Abbott started his career working for the Manchester Locomotive Works before becoming an assistant engineer with the Long Island Rail Road at the Glen Cove branch. He then joined the Pittsburgh, Fort Wayne and Chicago Railroad as an assistant engineer, provided a layout for the town of Canton, Ohio, and became a civil and mining engineer. He also became a lawyer, joining the Ohio bar and specializing in patent law.

In 1872, he became vice-president and chief engineer of Wrought Iron Bridge Company, a company that specialized in prefabricated bridges. In 1879, Canada introduced the National Policy which applied a 25 percent tariff on imported fabricated steelwork and ironwork. With the support of the Wrought Iron Bridge Company, Canadian engineers created a new Canadian enterprise called Toronto Bridge Company, and Abbott became a minor shareholder and consultant. Toronto Bridge Company struggled to be profitable in its first year of operations, so Abbott was appointed as president and chief engineer. As president, company sales improved but were limited by having their headquarters in Toronto.

==Dominion Bridge==

Abbott and his colleagues seized control of Toronto Bridge Company and formed a new company in Montreal on September 23, 1882, called the Dominion Bridge Company Limited. The company focused on manufacturing iron and steel, and building bridges throughout Canada, particularly railroad bridges for the Canadian Pacific Railway. Abbott was its president and chief engineer, and also a salesman for the company.

Abbott designed the first through cantilever bridge in North America for Reversing Falls in Saint John, New Brunswick. Abbott also designed the Lachine Bridge in Montreal and the Grand Narrows Bridge on Cape Breton Island.

In October 1887 Abbott took a temporary leave from the company for health reasons, but returned in March 1888. He left the company permanently in June due to his health.

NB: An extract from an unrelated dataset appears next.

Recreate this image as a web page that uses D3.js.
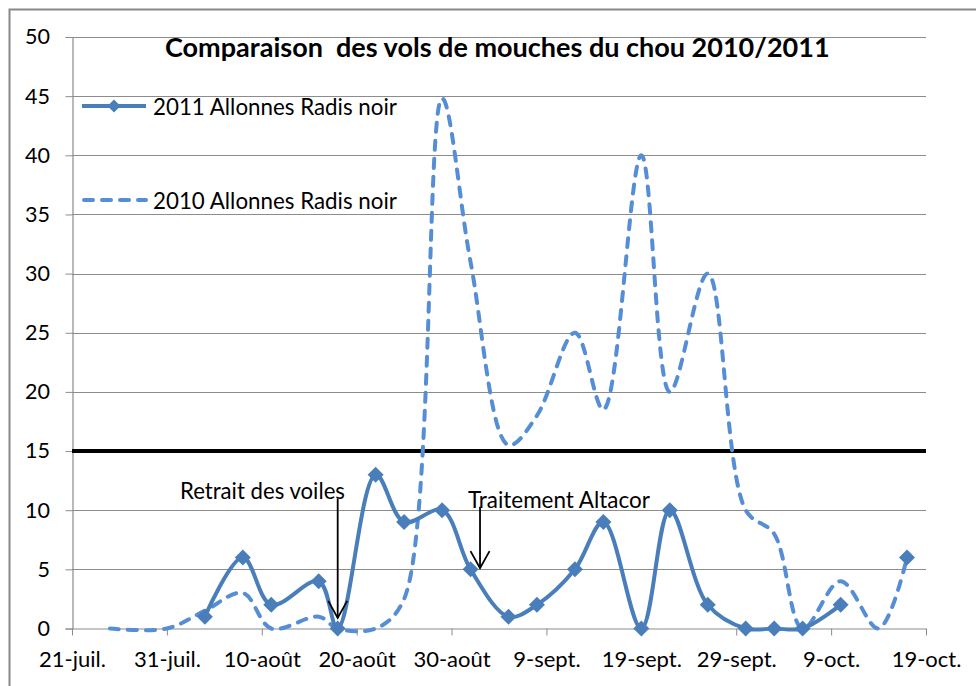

==Return to the United States, death and legacy==

Abbott moved to New York City in 1889 and continued as a director of the Wrought Iron Bridge Company. In 1889 he began working for the New York Rapid Transit Railway, and the following year he resigned as president of Dominion Bridge, but remained as a consultant to the company. He became the chief engineer for NY Rapid Transit and a consultant with other American railway companies.

While working in Maine, Abbott's health declined again but he remained in the state for an additional year. He traveled back to Andover, and died there on August 18, 1896.

In 1891, he was elected as a member of the American Society of Civil Engineers.